En mi propio caso, tengo que confesar que pasé la mayor parte de mi vida como el macho que no es realmente un hombre en absoluto. Hizo falta el matrimonio para hacer un de mí un hombre, que es como decir que hizo falta una mujer para hacer de mí un hombre. Y no solo una mujer: hizo falta una esposa para hacer de mí un hombre. Y no solo una esposa: hicieron falta niños para hacer realmente de mí un hombre. Puedo decir pues, haciendo eco a las palabras de Wordsworth, que el hijo es el padre del hombre [the child is the father of the man]. Mis propios hijos han sido los padres de mi hombría. Sin ellos, seguiría siendo un macho patético haciendo todas las formas posibles de ruido masculino sin tener nada de la auténtica sustancia masculina.
Por esta razón, nuestra cultura actual, que le hace la guerra al matrimonio y a la familia, también le está haciendo la guerra a la hombría genuina. A pesar de su propia fanfarronería, la cultura moderna no le hace realmente la guerra a cosas como el “sexismo" y al abuso de las mujeres y los niños, porque anima al machismo que convierte a los hombres en abusadores al mismo tiempo que les desanima a las responsabilidades familiares y paternales que convierten a los hombres en buenos maridos y padres. Semejante cultura no solo hace a los hombres miserables, sino que hace también miserables a las mujeres y a los niños… ¡y todo ello en nombre de buscar la libertad y la felicidad! ¡Es todo tan patéticamente gracioso! Una tragedia que es también una divina comedia, porque muestra que la virtud es la única vía para llegar a un final feliz.
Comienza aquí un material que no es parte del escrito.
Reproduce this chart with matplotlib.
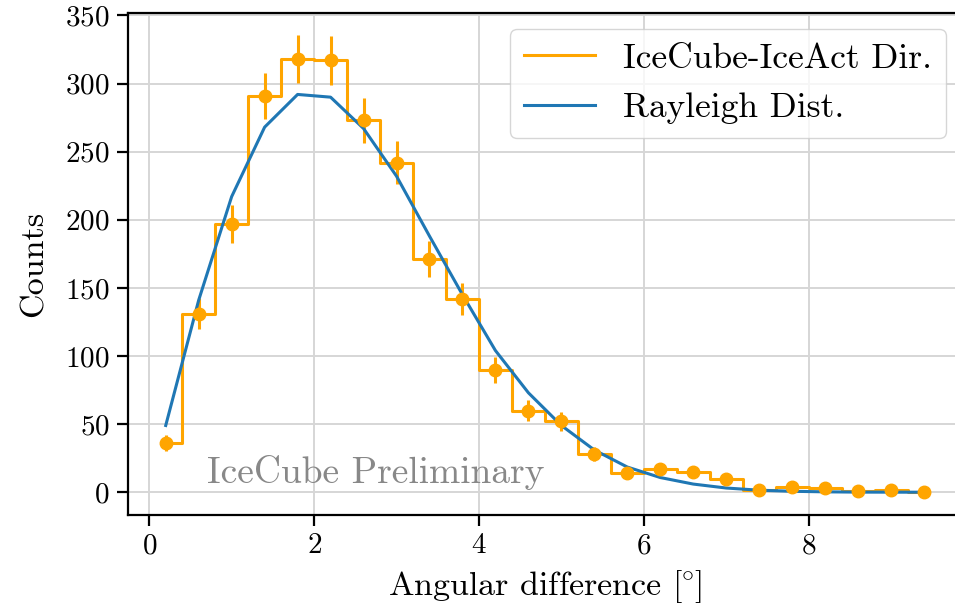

Mi padre se hizo un hombre antes de morir. Solo que no era un hombre cuando yo era un niño; no fue un hombre cuando yo necesitaba un hombre en mi vida. Con demasiada frecuencia no volvía a casa después del trabajo y prefería emborracharse en el pub con sus amigos, aunque siempre era lo bastante hombre para levantarse por la mañana e ir a trabajar, llevándose con él la resaca. Mis más entrañables recuerdos de él son que me enseñó a jugar al ajedrez y las muchas horas que jugamos juntos, unidos en un glorioso silencio mientras paseábamos nuestras mentes sobre las piezas del tablero. Recuerdo cómo citaba de memoria largos pasajes de Shakespeare, declamando párrafos enteros con intensa pasión, y como recitaba largos poemas como Elegy in a Country Churchyard de Gray o piezas más breves, como el If de Kipling o el The Donkey de Chesterton. Era en aquellos momentos, interpretando lírica con sus hijos, cuando era realmente un hombre.
En cuanto a mí, todavía voy de vez en cuando a un bar a tomar una o dos cervezas con los amigos y, a diferencia de John Wayne, siempre termino la cerveza de mi vaso antes de irme. Pero siempre estoy en casa a tiempo para cenar con mi familia y para el tiempo familiar posterior. Disfruto leyendo los clásicos de la literatura infantil a mi hija de nueve años, y aunque no soy capaz de recitar a Shakespeare como mi padre, recientemente enseñé a mi hija a jugar al ajedrez, transmitiéndole el hermoso regalo que mi propio padre me hizo a mí. La última vez que jugamos, mi hija me derrotó por vez primera. Asumí la derrota con auténtica alegría, regocijándome de que mi hija dominase el juego y, por tanto, me dominase a mí. En otras palabras, asumí la derrota como un hombre.